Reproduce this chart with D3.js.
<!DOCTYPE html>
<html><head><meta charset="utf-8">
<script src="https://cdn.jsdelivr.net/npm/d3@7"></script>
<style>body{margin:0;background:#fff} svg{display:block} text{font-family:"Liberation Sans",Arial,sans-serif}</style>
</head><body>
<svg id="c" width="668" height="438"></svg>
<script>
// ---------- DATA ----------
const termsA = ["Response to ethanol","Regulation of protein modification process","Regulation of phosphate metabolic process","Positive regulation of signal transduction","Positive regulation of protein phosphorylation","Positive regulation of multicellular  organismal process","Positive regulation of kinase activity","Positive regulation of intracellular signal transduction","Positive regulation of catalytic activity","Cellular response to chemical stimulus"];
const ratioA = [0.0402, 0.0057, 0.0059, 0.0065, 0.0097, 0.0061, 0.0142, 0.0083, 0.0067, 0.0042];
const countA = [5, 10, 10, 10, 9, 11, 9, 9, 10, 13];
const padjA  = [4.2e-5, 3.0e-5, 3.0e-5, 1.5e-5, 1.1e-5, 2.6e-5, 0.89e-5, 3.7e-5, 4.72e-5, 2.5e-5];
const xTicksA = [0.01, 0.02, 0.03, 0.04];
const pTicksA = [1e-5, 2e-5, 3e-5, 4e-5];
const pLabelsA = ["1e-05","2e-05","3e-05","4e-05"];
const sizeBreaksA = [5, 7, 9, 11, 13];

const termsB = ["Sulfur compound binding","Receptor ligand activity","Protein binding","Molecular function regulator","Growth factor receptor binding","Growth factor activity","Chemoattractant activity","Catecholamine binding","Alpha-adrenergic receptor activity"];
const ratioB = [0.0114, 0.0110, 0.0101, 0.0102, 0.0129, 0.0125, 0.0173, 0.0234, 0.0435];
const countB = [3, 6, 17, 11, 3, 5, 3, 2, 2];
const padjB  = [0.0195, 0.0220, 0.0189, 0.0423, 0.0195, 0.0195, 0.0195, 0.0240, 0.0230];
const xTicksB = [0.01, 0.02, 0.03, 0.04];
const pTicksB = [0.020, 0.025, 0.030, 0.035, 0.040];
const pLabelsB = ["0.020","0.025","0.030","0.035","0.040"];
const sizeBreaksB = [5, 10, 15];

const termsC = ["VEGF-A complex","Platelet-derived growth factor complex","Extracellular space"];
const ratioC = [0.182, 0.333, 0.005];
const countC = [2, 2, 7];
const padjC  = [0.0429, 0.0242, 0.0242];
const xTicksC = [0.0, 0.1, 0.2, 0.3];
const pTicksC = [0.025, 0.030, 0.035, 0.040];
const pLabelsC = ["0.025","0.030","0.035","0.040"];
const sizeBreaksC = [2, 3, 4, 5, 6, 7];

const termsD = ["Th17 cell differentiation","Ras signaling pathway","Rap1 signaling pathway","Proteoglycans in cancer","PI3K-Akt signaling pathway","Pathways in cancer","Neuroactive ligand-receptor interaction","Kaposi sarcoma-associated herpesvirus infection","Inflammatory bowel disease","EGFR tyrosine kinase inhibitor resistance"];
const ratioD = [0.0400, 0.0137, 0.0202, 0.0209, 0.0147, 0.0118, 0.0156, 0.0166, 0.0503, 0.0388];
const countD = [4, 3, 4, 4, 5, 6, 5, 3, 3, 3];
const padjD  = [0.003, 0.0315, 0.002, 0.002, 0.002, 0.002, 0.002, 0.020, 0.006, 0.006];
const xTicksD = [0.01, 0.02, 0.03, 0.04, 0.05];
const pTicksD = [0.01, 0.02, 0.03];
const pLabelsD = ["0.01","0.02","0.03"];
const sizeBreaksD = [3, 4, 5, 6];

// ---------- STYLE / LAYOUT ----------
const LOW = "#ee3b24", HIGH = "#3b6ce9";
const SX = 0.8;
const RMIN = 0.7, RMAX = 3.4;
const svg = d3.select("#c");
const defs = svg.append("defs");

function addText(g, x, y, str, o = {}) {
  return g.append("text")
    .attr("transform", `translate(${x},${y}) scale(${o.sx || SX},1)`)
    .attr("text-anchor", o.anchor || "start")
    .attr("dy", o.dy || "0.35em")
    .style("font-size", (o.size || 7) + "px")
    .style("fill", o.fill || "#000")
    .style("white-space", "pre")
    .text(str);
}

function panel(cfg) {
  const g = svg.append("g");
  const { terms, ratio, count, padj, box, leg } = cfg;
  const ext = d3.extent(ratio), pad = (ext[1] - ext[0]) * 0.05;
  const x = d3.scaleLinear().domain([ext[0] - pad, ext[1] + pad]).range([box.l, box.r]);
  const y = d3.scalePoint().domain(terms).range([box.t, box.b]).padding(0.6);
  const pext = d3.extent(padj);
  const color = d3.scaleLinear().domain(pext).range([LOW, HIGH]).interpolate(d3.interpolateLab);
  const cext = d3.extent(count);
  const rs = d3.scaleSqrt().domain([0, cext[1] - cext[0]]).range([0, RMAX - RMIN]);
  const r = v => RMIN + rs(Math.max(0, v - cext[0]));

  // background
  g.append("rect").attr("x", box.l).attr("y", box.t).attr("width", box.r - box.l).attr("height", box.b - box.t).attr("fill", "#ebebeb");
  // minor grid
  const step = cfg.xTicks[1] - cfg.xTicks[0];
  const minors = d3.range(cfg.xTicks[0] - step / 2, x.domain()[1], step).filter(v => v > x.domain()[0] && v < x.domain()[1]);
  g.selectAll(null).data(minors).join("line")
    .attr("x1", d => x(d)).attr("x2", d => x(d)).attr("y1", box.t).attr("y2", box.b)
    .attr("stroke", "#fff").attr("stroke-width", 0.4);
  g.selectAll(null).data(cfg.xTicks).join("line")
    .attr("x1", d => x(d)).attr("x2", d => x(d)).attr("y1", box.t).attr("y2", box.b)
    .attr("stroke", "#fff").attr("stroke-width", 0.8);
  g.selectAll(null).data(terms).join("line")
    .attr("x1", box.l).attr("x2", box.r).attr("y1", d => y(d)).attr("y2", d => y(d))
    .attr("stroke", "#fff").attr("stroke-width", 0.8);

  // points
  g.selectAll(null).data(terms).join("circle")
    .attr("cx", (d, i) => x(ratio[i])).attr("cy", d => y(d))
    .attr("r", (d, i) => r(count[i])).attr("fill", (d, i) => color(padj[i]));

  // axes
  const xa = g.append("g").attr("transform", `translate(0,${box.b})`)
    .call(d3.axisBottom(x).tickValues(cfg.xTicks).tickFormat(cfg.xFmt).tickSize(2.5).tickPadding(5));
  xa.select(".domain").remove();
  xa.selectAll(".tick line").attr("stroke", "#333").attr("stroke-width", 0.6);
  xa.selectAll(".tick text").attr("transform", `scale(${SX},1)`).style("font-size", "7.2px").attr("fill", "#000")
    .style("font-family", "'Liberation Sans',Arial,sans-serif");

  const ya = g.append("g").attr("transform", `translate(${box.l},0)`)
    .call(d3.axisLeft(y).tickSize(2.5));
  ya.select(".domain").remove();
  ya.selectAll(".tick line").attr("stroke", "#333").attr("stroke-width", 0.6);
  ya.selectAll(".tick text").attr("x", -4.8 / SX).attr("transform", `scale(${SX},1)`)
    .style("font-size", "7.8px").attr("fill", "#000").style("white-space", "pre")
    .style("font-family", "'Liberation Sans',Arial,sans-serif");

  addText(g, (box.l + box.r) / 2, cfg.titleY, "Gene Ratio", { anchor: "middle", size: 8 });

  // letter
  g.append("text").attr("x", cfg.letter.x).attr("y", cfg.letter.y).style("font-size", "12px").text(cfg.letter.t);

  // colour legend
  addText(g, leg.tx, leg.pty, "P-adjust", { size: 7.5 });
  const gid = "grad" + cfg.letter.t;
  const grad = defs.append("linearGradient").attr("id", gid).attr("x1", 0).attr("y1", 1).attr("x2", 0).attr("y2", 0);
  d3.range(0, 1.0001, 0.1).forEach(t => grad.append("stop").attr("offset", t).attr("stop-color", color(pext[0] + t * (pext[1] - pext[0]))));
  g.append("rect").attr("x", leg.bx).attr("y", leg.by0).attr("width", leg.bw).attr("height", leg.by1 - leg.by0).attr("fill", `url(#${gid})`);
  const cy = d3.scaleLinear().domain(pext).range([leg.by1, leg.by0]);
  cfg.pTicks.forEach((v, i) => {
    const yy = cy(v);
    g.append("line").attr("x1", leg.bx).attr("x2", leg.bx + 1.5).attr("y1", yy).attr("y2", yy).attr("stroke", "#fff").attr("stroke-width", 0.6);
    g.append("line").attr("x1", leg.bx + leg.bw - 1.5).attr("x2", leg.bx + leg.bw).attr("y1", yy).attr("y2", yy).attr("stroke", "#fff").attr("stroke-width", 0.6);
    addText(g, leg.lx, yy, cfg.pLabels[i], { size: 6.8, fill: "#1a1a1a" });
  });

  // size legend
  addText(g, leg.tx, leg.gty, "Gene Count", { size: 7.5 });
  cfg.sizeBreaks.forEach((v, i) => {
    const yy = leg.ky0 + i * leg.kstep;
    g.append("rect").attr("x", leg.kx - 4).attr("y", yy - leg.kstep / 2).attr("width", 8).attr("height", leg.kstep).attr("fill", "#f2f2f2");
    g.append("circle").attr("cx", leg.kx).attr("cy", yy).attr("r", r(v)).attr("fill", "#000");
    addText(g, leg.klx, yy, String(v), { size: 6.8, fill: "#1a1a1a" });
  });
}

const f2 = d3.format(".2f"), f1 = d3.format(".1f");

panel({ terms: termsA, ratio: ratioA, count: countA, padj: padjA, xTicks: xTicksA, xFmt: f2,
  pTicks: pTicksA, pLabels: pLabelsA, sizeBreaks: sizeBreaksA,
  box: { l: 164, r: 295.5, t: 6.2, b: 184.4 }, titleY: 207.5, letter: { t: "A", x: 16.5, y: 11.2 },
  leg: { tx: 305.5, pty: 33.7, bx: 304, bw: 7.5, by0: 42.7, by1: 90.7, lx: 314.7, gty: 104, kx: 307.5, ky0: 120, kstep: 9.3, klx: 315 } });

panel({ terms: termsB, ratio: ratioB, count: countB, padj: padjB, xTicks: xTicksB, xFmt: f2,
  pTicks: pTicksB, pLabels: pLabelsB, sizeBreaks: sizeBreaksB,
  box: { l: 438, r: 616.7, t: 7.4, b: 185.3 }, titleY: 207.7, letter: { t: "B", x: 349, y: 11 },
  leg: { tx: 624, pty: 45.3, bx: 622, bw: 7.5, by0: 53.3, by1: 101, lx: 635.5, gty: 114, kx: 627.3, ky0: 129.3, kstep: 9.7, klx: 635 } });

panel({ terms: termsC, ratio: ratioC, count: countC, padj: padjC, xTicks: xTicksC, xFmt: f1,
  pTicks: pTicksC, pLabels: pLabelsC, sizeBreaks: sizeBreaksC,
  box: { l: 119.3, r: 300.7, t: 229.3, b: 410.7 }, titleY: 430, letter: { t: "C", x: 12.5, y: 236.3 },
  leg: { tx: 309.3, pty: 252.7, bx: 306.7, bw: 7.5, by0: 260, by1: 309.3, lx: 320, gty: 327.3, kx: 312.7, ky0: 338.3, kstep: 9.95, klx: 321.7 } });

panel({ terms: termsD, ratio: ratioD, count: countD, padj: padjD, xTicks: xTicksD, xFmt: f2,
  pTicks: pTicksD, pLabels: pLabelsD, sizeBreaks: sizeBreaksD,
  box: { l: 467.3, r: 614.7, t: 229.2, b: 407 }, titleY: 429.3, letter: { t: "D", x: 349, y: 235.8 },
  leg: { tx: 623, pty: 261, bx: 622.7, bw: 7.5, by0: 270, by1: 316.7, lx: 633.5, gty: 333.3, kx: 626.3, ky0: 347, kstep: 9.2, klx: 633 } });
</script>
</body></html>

■ ■ ■ ■

Work required: Repeat exactly, please, each line from the beginning of the data through the line with "const sizeBreaksA = [5, 7, 9, 11, 13];" in it, and only those lines.

Output of the task:
Reproduce this chart with D3.js.
<!DOCTYPE html>
<html><head><meta charset="utf-8">
<script src="https://cdn.jsdelivr.net/npm/d3@7"></script>
<style>body{margin:0;background:#fff} svg{display:block} text{font-family:"Liberation Sans",Arial,sans-serif}</style>
</head><body>
<svg id="c" width="668" height="438"></svg>
<script>
// ---------- DATA ----------
const termsA = ["Response to ethanol","Regulation of protein modification process","Regulation of phosphate metabolic process","Positive regulation of signal transduction","Positive regulation of protein phosphorylation","Positive regulation of multicellular  organismal process","Positive regulation of kinase activity","Positive regulation of intracellular signal transduction","Positive regulation of catalytic activity","Cellular response to chemical stimulus"];
const ratioA = [0.0402, 0.0057, 0.0059, 0.0065, 0.0097, 0.0061, 0.0142, 0.0083, 0.0067, 0.0042];
const countA = [5, 10, 10, 10, 9, 11, 9, 9, 10, 13];
const padjA  = [4.2e-5, 3.0e-5, 3.0e-5, 1.5e-5, 1.1e-5, 2.6e-5, 0.89e-5, 3.7e-5, 4.72e-5, 2.5e-5];
const xTicksA = [0.01, 0.02, 0.03, 0.04];
const pTicksA = [1e-5, 2e-5, 3e-5, 4e-5];
const pLabelsA = ["1e-05","2e-05","3e-05","4e-05"];
const sizeBreaksA = [5, 7, 9, 11, 13];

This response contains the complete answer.